§ **RECORDED DATA**:
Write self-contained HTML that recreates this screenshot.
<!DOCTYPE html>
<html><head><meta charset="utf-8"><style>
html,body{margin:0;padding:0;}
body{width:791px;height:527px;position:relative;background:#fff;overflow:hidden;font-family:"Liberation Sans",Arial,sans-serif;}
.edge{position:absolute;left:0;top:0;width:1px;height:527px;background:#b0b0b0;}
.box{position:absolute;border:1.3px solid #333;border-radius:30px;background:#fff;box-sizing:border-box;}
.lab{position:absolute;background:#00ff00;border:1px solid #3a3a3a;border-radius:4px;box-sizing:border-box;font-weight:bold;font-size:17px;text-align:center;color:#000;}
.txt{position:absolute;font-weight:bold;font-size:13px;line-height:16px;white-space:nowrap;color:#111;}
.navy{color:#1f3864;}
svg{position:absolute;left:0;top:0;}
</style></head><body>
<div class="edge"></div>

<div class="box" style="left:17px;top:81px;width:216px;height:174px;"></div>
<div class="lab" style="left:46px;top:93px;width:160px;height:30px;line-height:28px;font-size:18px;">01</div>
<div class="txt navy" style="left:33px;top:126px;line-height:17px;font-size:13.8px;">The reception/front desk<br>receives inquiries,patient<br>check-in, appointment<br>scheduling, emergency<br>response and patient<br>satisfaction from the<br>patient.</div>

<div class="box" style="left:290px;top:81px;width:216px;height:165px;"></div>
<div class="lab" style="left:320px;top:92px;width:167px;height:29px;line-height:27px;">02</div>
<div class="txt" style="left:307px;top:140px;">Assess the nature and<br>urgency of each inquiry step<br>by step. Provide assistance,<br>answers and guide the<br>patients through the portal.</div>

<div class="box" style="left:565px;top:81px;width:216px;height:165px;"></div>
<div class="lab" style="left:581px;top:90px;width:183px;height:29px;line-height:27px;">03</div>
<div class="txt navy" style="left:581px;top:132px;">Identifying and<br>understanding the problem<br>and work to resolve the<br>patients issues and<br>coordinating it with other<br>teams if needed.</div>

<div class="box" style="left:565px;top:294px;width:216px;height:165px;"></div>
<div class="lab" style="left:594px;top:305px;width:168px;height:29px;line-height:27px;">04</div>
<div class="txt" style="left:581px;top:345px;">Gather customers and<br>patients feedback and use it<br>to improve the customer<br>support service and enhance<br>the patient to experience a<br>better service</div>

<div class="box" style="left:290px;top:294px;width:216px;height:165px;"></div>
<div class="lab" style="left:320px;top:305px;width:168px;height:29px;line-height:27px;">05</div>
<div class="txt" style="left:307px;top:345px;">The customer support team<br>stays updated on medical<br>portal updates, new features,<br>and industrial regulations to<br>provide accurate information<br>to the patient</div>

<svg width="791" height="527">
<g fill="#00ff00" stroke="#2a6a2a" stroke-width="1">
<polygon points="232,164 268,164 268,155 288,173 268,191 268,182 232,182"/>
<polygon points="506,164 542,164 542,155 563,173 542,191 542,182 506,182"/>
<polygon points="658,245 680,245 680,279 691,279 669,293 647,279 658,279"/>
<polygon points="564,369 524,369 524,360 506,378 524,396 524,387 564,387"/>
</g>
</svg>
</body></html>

§ **THE TASK**: Up to and including the line with "patient<br>satisfaction from the<br>patient.</div>", repeat the data exactly, starting from its first line; nothing else belongs in the response.

§ **TASK RESPONSE**:
Write self-contained HTML that recreates this screenshot.
<!DOCTYPE html>
<html><head><meta charset="utf-8"><style>
html,body{margin:0;padding:0;}
body{width:791px;height:527px;position:relative;background:#fff;overflow:hidden;font-family:"Liberation Sans",Arial,sans-serif;}
.edge{position:absolute;left:0;top:0;width:1px;height:527px;background:#b0b0b0;}
.box{position:absolute;border:1.3px solid #333;border-radius:30px;background:#fff;box-sizing:border-box;}
.lab{position:absolute;background:#00ff00;border:1px solid #3a3a3a;border-radius:4px;box-sizing:border-box;font-weight:bold;font-size:17px;text-align:center;color:#000;}
.txt{position:absolute;font-weight:bold;font-size:13px;line-height:16px;white-space:nowrap;color:#111;}
.navy{color:#1f3864;}
svg{position:absolute;left:0;top:0;}
</style></head><body>
<div class="edge"></div>

<div class="box" style="left:17px;top:81px;width:216px;height:174px;"></div>
<div class="lab" style="left:46px;top:93px;width:160px;height:30px;line-height:28px;font-size:18px;">01</div>
<div class="txt navy" style="left:33px;top:126px;line-height:17px;font-size:13.8px;">The reception/front desk<br>receives inquiries,patient<br>check-in, appointment<br>scheduling, emergency<br>response and patient<br>satisfaction from the<br>patient.</div>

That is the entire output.